Exercise directions - Write out the listing, please, but only from its first line through the line containing "4, 1, 1, 1, 1]", exactly as given and without pictures.

* START Raw data *

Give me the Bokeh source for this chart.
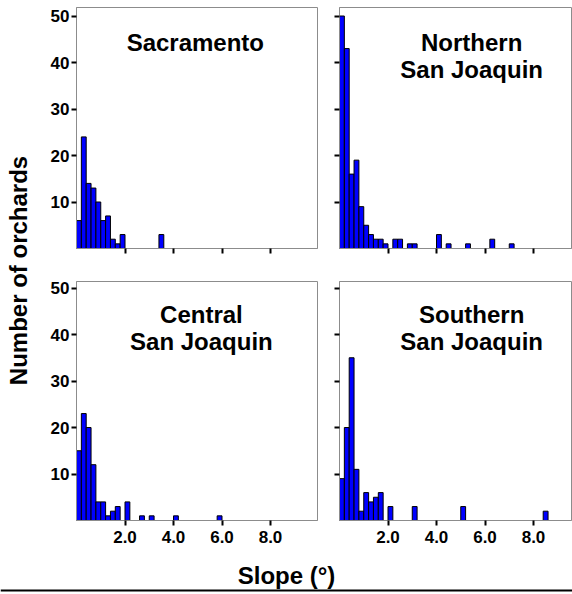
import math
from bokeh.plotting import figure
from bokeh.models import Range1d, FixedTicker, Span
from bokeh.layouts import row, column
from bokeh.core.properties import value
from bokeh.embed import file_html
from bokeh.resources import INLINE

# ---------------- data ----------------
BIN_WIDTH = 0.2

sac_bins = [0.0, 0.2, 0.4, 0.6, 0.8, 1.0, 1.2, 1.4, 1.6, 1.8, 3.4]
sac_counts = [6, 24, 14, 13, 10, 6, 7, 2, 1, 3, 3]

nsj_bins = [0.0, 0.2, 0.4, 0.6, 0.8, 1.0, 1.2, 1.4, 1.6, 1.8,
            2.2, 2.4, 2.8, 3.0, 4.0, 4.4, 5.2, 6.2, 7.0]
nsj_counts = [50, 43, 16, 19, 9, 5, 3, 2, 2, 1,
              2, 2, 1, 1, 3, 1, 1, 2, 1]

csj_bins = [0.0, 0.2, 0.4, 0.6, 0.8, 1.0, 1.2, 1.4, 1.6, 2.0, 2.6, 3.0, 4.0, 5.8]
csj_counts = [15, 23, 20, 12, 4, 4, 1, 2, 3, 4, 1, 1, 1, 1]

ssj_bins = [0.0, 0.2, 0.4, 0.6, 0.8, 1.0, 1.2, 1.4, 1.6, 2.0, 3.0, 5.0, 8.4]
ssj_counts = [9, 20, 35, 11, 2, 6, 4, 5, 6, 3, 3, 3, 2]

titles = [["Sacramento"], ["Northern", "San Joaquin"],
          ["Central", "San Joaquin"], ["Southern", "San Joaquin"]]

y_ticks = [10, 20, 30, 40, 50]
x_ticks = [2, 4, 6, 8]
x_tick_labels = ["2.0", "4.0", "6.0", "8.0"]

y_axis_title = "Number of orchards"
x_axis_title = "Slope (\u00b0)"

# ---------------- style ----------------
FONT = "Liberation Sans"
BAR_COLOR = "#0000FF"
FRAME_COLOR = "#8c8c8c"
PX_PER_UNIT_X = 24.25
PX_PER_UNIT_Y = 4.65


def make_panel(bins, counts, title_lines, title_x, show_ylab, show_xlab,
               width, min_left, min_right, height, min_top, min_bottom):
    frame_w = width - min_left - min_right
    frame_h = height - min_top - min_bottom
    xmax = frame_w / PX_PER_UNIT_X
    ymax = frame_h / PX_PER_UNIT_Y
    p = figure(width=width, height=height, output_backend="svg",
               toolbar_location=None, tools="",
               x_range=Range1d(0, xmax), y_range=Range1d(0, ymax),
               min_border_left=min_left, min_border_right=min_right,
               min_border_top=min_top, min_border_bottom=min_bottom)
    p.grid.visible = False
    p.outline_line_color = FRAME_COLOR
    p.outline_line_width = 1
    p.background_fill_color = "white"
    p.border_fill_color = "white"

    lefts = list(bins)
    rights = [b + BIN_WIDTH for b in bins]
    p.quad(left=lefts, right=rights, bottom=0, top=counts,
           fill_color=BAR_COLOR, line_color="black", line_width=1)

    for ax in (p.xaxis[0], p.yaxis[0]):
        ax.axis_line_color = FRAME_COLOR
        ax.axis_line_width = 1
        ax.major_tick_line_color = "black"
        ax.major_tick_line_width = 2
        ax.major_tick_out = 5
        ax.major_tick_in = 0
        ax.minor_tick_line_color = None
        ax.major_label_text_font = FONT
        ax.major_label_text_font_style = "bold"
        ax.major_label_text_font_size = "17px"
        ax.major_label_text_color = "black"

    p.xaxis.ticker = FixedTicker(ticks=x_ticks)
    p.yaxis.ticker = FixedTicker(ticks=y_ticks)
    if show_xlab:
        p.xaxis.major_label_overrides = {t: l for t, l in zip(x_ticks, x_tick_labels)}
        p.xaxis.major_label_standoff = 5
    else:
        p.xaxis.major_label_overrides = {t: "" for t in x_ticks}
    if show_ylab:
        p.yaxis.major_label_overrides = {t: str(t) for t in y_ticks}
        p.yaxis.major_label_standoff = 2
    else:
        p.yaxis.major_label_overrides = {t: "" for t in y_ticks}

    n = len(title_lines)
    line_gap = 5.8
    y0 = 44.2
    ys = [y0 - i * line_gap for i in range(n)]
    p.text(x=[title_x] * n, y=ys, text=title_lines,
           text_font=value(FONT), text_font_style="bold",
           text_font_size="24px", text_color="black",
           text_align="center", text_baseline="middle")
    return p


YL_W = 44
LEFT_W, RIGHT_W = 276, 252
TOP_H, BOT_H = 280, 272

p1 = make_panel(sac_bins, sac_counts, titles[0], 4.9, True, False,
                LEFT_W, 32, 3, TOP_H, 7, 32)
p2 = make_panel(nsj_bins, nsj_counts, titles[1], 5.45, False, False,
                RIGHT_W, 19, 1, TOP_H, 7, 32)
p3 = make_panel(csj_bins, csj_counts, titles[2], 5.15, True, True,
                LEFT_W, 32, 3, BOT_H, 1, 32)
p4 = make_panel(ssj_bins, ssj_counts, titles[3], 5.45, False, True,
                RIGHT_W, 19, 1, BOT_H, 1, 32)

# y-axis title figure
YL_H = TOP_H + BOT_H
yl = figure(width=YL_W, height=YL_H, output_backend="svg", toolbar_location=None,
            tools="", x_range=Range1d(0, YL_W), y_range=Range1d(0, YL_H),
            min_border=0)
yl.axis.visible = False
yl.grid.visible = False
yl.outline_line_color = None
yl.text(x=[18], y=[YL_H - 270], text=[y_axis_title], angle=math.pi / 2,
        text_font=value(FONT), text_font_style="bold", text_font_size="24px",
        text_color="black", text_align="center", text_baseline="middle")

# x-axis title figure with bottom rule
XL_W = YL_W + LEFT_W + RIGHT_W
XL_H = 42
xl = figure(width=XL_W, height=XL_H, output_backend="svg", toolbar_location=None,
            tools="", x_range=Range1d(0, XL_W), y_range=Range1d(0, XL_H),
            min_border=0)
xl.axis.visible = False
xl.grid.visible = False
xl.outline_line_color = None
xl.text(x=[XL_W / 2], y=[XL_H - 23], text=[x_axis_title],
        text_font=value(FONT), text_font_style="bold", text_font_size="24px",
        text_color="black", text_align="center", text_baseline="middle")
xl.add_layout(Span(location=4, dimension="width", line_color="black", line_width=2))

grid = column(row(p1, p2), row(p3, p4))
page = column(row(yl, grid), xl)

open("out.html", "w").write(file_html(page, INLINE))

* END Raw data *

Exercise result -
Give me the Bokeh source for this chart.
import math
from bokeh.plotting import figure
from bokeh.models import Range1d, FixedTicker, Span
from bokeh.layouts import row, column
from bokeh.core.properties import value
from bokeh.embed import file_html
from bokeh.resources import INLINE

# ---------------- data ----------------
BIN_WIDTH = 0.2

sac_bins = [0.0, 0.2, 0.4, 0.6, 0.8, 1.0, 1.2, 1.4, 1.6, 1.8, 3.4]
sac_counts = [6, 24, 14, 13, 10, 6, 7, 2, 1, 3, 3]

nsj_bins = [0.0, 0.2, 0.4, 0.6, 0.8, 1.0, 1.2, 1.4, 1.6, 1.8,
            2.2, 2.4, 2.8, 3.0, 4.0, 4.4, 5.2, 6.2, 7.0]
nsj_counts = [50, 43, 16, 19, 9, 5, 3, 2, 2, 1,
              2, 2, 1, 1, 3, 1, 1, 2, 1]

csj_bins = [0.0, 0.2, 0.4, 0.6, 0.8, 1.0, 1.2, 1.4, 1.6, 2.0, 2.6, 3.0, 4.0, 5.8]
csj_counts = [15, 23, 20, 12, 4, 4, 1, 2, 3, 4, 1, 1, 1, 1]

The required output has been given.